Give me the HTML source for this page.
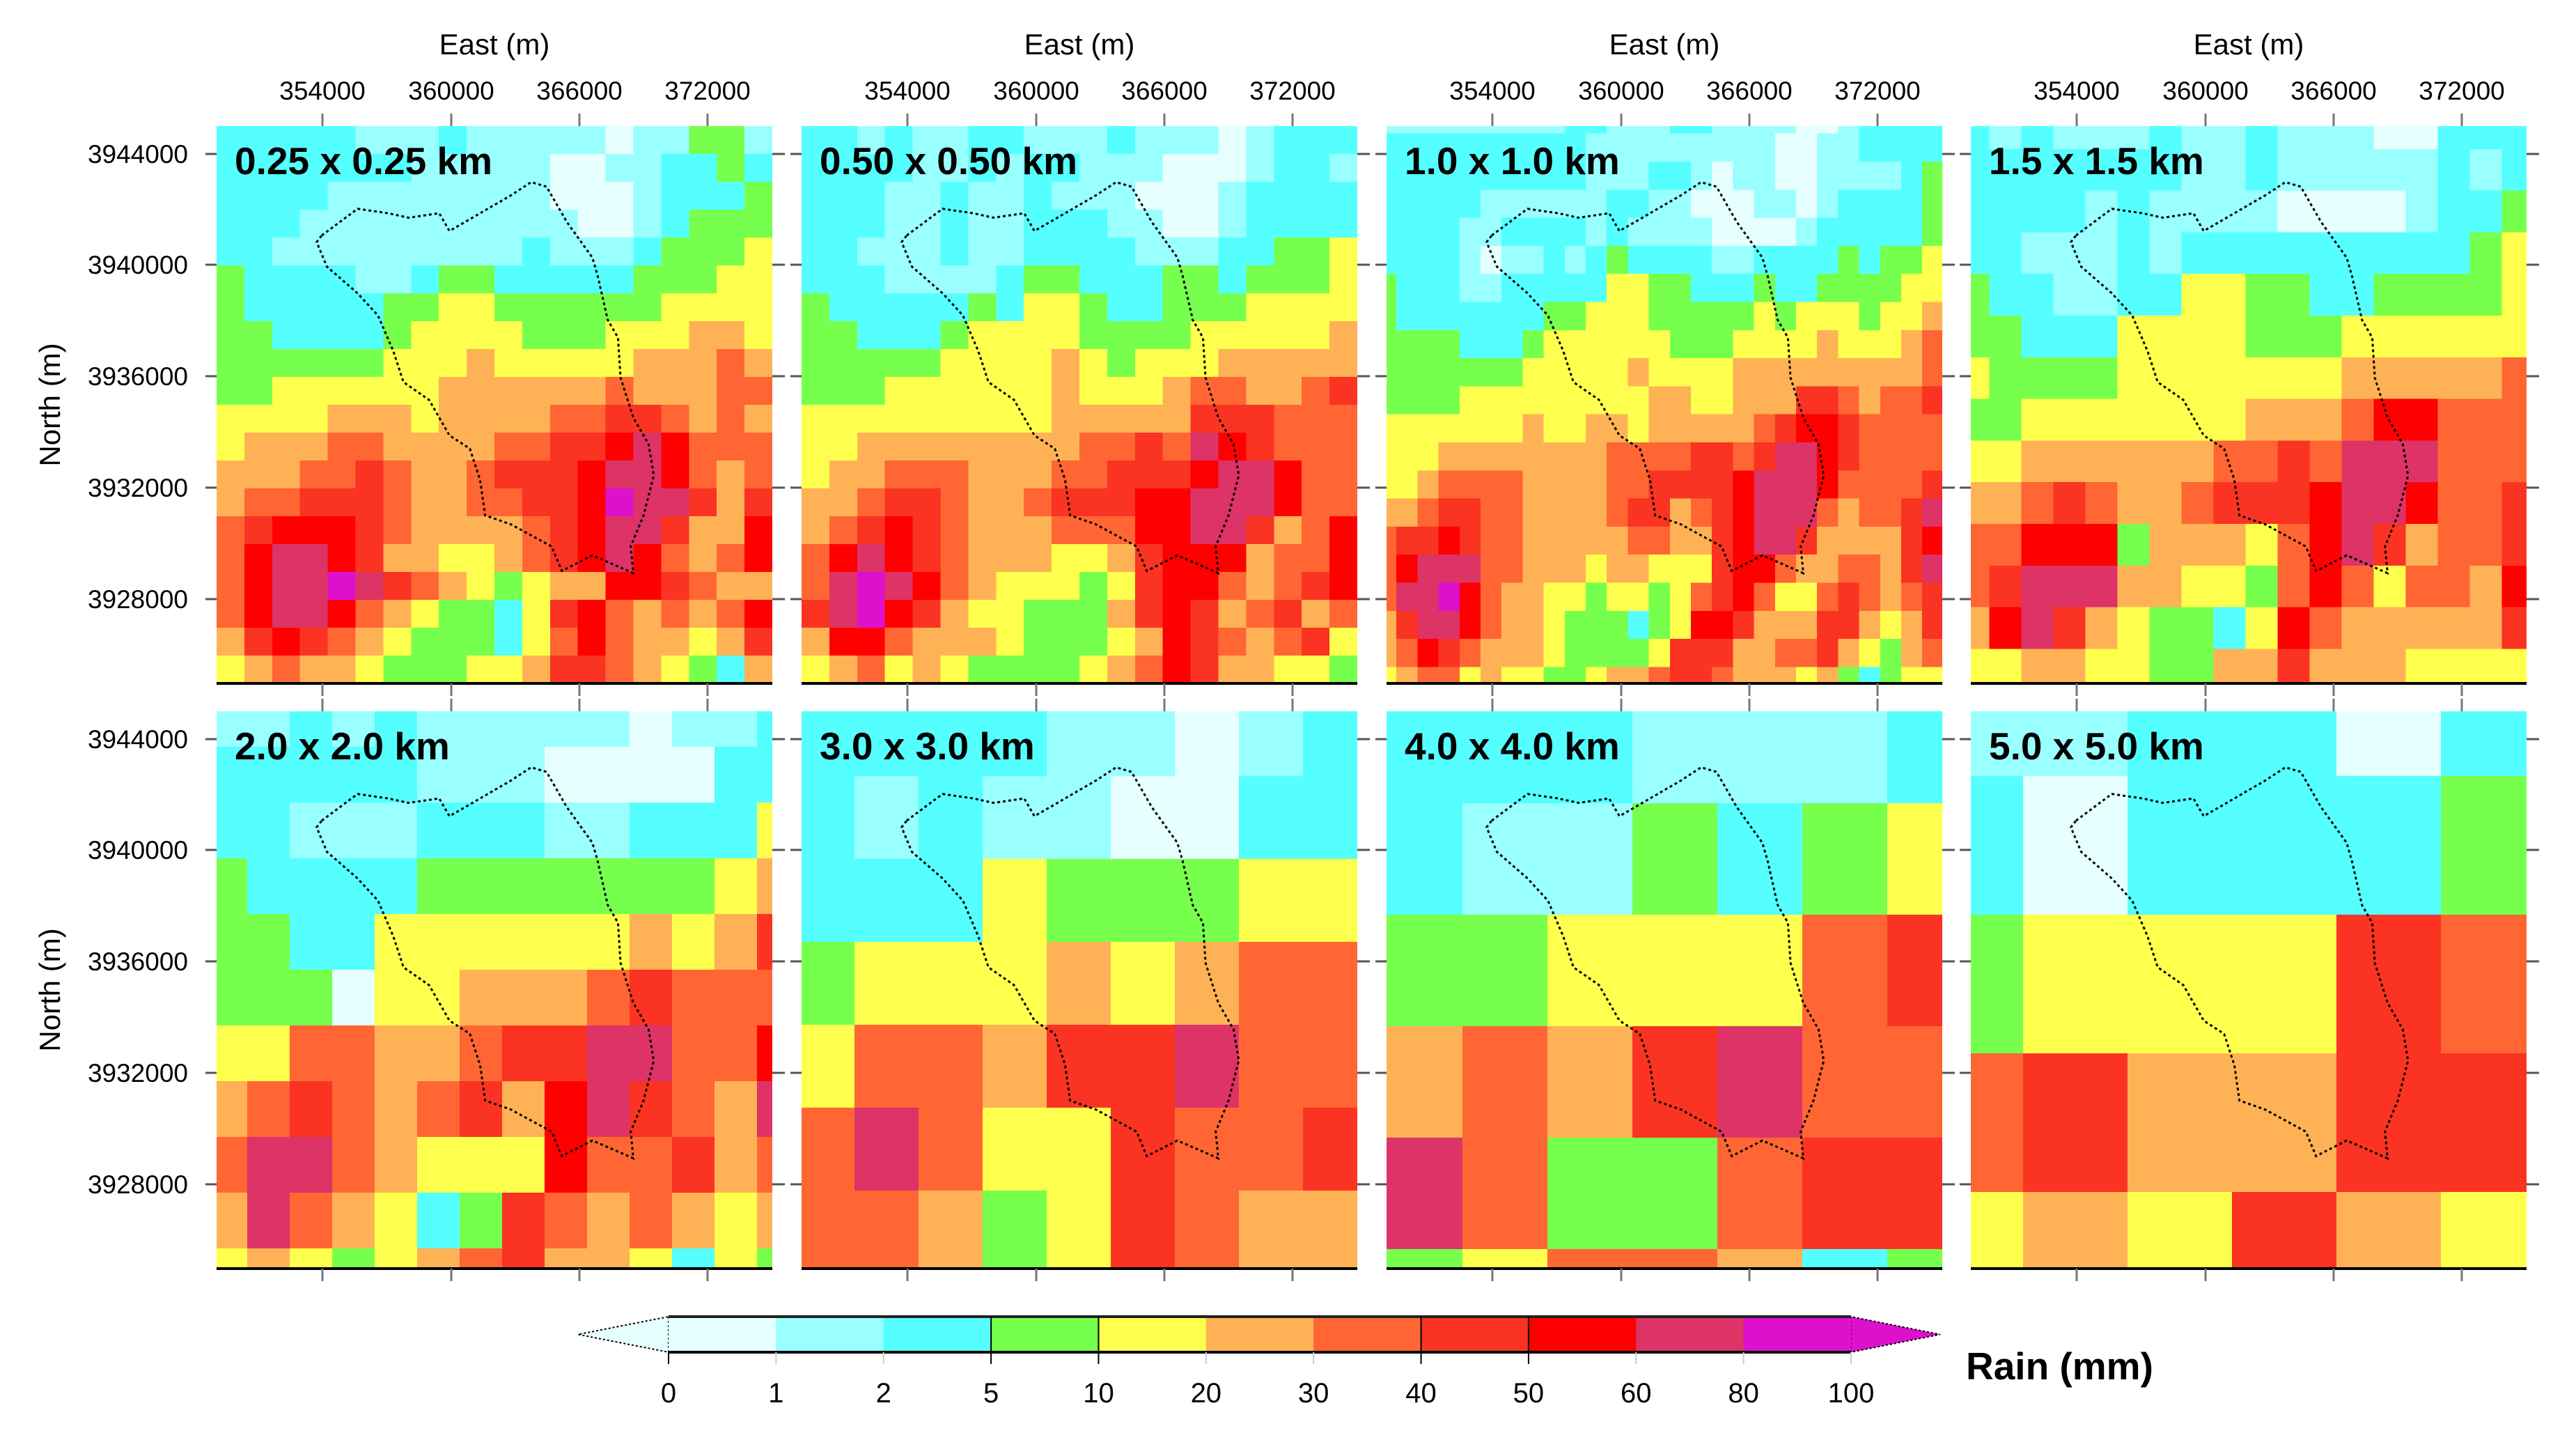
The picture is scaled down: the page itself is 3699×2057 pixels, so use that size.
<!DOCTYPE html>
<html><head><meta charset="utf-8"><style>
html,body{margin:0;padding:0;background:#fff;}
svg{display:block;font-family:"Liberation Sans",sans-serif;}
</style></head><body>
<svg id="fig" xmlns="http://www.w3.org/2000/svg" width="3699" height="2057" viewBox="0 0 3699 2057"></svg>
<script>
// ---- data: colour class per grid cell (hex digit index into bins) ----
const binLabels = ["0","1","2","5","10","20","30","40","50","60","80","100"];
const binColors = ["#e6ffff","#99ffff","#55ffff","#77ff4d","#ffff4d","#ffb255","#ff6633","#fa3322","#ff0000","#dd3366","#dd11cc"];
const panelTitles = ["0.25 x 0.25 km","0.50 x 0.50 km","1.0 x 1.0 km","1.5 x 1.5 km","2.0 x 2.0 km","3.0 x 3.0 km","4.0 x 4.0 km","5.0 x 5.0 km"];
const eastTicks = ["354000","360000","366000","372000"];
const northTicks = ["3944000","3940000","3936000","3932000","3928000"];

const grid025 = [
"22222111211111011331","22222221111100112232","22221111111100012223","22211111111110012333",
"22111111111211123334","32222112332222233344","32222233443333334444","33222234444333444554",
"33333344454444455565","33444444555555655566","44445554555566776565","45556655556677898666",
"55566765567778998656","56677765566778A99757","67888765555678997558","68998755445678986568",
"6899A976543455887655","68998654332478656568","57876543332468655457","45655433344577654325"];
const grid050 = [
"22121122111211101222","22221121221110001221","22211211211100012222","22211211222110012222",
"22111211222211122334","22211112332223323334","32222232443223334444","33222344443333444445",
"33333444454344455555","33344444454445665567","44444444455555777666","44555555556676987666",
"45566655566777899866","55677655677788999866","56787655566688997568","68987655544578885668",
"69A98654443478865678","79A87544333578756756","58865554333458765674","45645433334568755443"];
const grid100 = [
"111111111221112211110012222","222222222211111111100112222","222222222211122101100111123",
"222221111112211000110122223","222211222212111100001222223","222210112123222211222232334",
"322211222224433222322333344","322222223344433333434443445","333322234444443334444544456",
"333333344444544445555555556","333344444444455445557765667","444444454455455555678876666",
"444555555556666776799876666","445666655556677778999866667","556776655556775678999656679",
"677876655555665578997555578","689996655545544478865566579","699A86554434434678644676567",
"579986554333234887555775457","568765554333347775566754356","456645443345567765554532344"];
const grid150 = [
"212111211211100222","222222211211111212","222212111100001223","221112122222222234",
"322112244332233334","332224444333444444","433334444444555556","334444444555688666",
"445555556676999666","556765567778998667","668883555468975667","679995544368646658",
"589754332486555557","445544335575554444"];
const grid200 = [
"11212111110112","22222111000022","22111222112224","32222333333345","33224444445457",
"33304455567666","44665567799668","56765675897659","69965444866756","59654237656545","45434567554243"];
const grid300 = ["222211012","212110022","222433344","344454566","466577966","696447667","665347655"];
const grid400 = ["2221112","2113234","3344467","5657966","9633677","3466523"];
const grid500 = ["112202","202223","344476","675577","454754"];
const grids = [grid025,grid050,grid100,grid150,grid200,grid300,grid400,grid500];

// ---- layout (styling, not data) ----
const W = 798, H = 800;
const panelX = [311,1151,1991,2830];
const panelY = [181,1021];
const cellGeom = [
 {cw:39.9,ch:40,ox:0,oy:0},{cw:39.9,ch:40,ox:0,oy:0},
 {cw:30.2,ch:40.3,ox:-16,oy:-29.6},{cw:46,ch:59.8,ox:-19.4,oy:-27},
 {cw:61,ch:80,ox:-17,oy:-29},{cw:92,ch:119,ox:-16,oy:-26},
 {cw:122,ch:160,ox:-13,oy:-28},{cw:150,ch:199,ox:-75,oy:-106}];
const xTickOff = [152,337,521,705];
const yTickOff = [40,199,359,519,679];

const NS = "http://www.w3.org/2000/svg";
const svg = document.getElementById("fig");
function mk(tag, attrs, parent){
  const e = document.createElementNS(NS, tag);
  for (const k in attrs) e.setAttribute(k, attrs[k]);
  (parent||svg).appendChild(e);
  return e;
}
const defs = mk("defs",{});

// catchment outline (relative to panel, decorative)
const outlineZ = [[630,530],[700,470],[760,480],[800,490],[860,480],[880,520],[940,480],[1000,440],[1040,410],[1070,420],[1110,500],[1160,580],[1170,620],[1190,720],[1210,760],[1215,850],[1240,940],[1270,1000],[1280,1070],[1260,1160],[1235,1230],[1240,1290],[1200,1270],[1160,1250],[1100,1285],[1080,1230],[1000,1180],[950,1160],[940,1080],[920,1010],[880,980],[840,900],[790,860],[770,790],[740,710],[700,660],[640,600],[620,545]];
const outlinePts = outlineZ.map(p=>[p[0]*0.7334-311, p[1]/1.568-181]);

for (let p=0;p<8;p++){
  const px = panelX[p%4], py = panelY[Math.floor(p/4)];
  const g = mk("g",{});
  
  
  const cp = mk("clipPath",{id:"cp"+p},defs);
  mk("rect",{x:px,y:py,width:W,height:H},cp);
  const cells = mk("g",{"clip-path":"url(#cp"+p+")","shape-rendering":"crispEdges"},g);
  
  
  const gm = cellGeom[p], grid = grids[p];
  for (let r=0;r<grid.length;r++){
    for (let c=0;c<grid[r].length;c++){
      const k = parseInt(grid[r][c],16);
      const rect = mk("rect",{x:px+gm.ox+c*gm.cw, y:py+gm.oy+r*gm.ch, width:gm.cw+0.6, height:gm.ch+0.6, fill:binColors[k]},cells);
      
      
    }
  }
  // catchment outline
  const ol = mk("polygon",{points:outlinePts.map(q=>(px+q[0]).toFixed(1)+","+(py+q[1]).toFixed(1)).join(" "),fill:"none",stroke:"#000","stroke-width":3,"stroke-dasharray":"4 4"},g);
  
  
  // bottom axis line
  const bl = mk("line",{x1:px,y1:py+H,x2:px+W,y2:py+H,stroke:"#000","stroke-width":4},g);
  
  
  // ticks
  for (let i=0;i<xTickOff.length;i++){
    const tx = px+xTickOff[i];
    const t1 = mk("line",{x1:tx,y1:py-18,x2:tx,y2:py,stroke:"#777","stroke-width":3},g);
    
    
    const t2 = mk("line",{x1:tx,y1:py+H,x2:tx,y2:py+H+18,stroke:"#777","stroke-width":3},g);
    
    
  }
  for (let i=0;i<yTickOff.length;i++){
    const ty = py+yTickOff[i];
    const t1 = mk("line",{x1:px-16,y1:ty,x2:px,y2:ty,stroke:"#555","stroke-width":3},g);
    
    
    const t2 = mk("line",{x1:px+W,y1:ty,x2:px+W+18,y2:ty,stroke:"#555","stroke-width":3},g);
    
    
  }
  // title
  const tt = mk("text",{x:px+26,y:py+69,"font-size":55,"font-weight":"bold",fill:"#000"},g);
  tt.textContent = panelTitles[p];
  
  
  // top labels (first row)
  if (p<4){
    for (let i=0;i<eastTicks.length;i++){
      const tl = mk("text",{x:px+xTickOff[i],y:143,"font-size":37,"text-anchor":"middle",fill:"#000"},g);
      tl.textContent = eastTicks[i];
      
      
    }
    const et = mk("text",{x:px+W/2,y:78,"font-size":42,"text-anchor":"middle",fill:"#000"},g);
    et.textContent = "East (m)";
    
    
  }
  if (p%4===0){
    for (let i=0;i<northTicks.length;i++){
      const yl = mk("text",{x:270,y:py+yTickOff[i]+13,"font-size":37,"text-anchor":"end",fill:"#000"},g);
      yl.textContent = northTicks[i];
      
      
    }
    const cy = py+H/2;
    const nt = mk("text",{x:86,y:cy,"font-size":42,"text-anchor":"middle",fill:"#000",transform:"rotate(-90 86 "+cy+")"},g);
    nt.textContent = "North (m)";
    
    
  }
}

// ---- colour bar ----
const cb = mk("g",{});


const cbL = 960, cbR = 2658, cbT = 1890, cbB = 1941;
const bw = (cbR-cbL)/binColors.length;
const lt = mk("polygon",{points:`${cbL},${cbT} ${cbL},${cbB} 830,${(cbT+cbB)/2}`,fill:binColors[0],stroke:"#000","stroke-width":2,"stroke-dasharray":"3 3"},cb);


const rt = mk("polygon",{points:`${cbR},${cbT} ${cbR},${cbB} 2786,${(cbT+cbB)/2}`,fill:binColors[10],stroke:"#000","stroke-width":2,"stroke-dasharray":"3 3"},cb);


for (let i=0;i<binColors.length;i++){
  const r = mk("rect",{x:cbL+i*bw,y:cbT,width:bw+0.5,height:cbB-cbT,fill:binColors[i]},cb);
  
  
}
mk("line",{x1:cbL,y1:cbT,x2:cbR,y2:cbT,stroke:"#222","stroke-width":4},cb);
mk("line",{x1:cbL,y1:cbB,x2:cbR,y2:cbB,stroke:"#000","stroke-width":4},cb);
for (let i=0;i<binLabels.length;i++){
  const x = cbL+i*bw;
  const dark = ["0","5","10","40","50"].includes(binLabels[i]);
  if (dark && i>0) mk("line",{x1:x,y1:cbT,x2:x,y2:cbB,stroke:"#000","stroke-width":2},cb);
  mk("line",{x1:x,y1:cbB,x2:x,y2:1958,stroke:dark?"#000":"#ccc","stroke-width":2},cb);
  const t = mk("text",{x:x,y:2013,"font-size":40,"text-anchor":"middle",fill:"#000"},cb);
  t.textContent = binLabels[i];
  
  
}
const rl = mk("text",{x:2823,y:1980,"font-size":55,"font-weight":"bold",fill:"#000"},cb);
rl.textContent = "Rain (mm)";


</script>
</body></html>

————————

> **DIRECTIONS FOR THIS TASK**:
Tell how many lines of the data above hold the string "page". Give only the number.

> **FINISHED ANSWER**:
2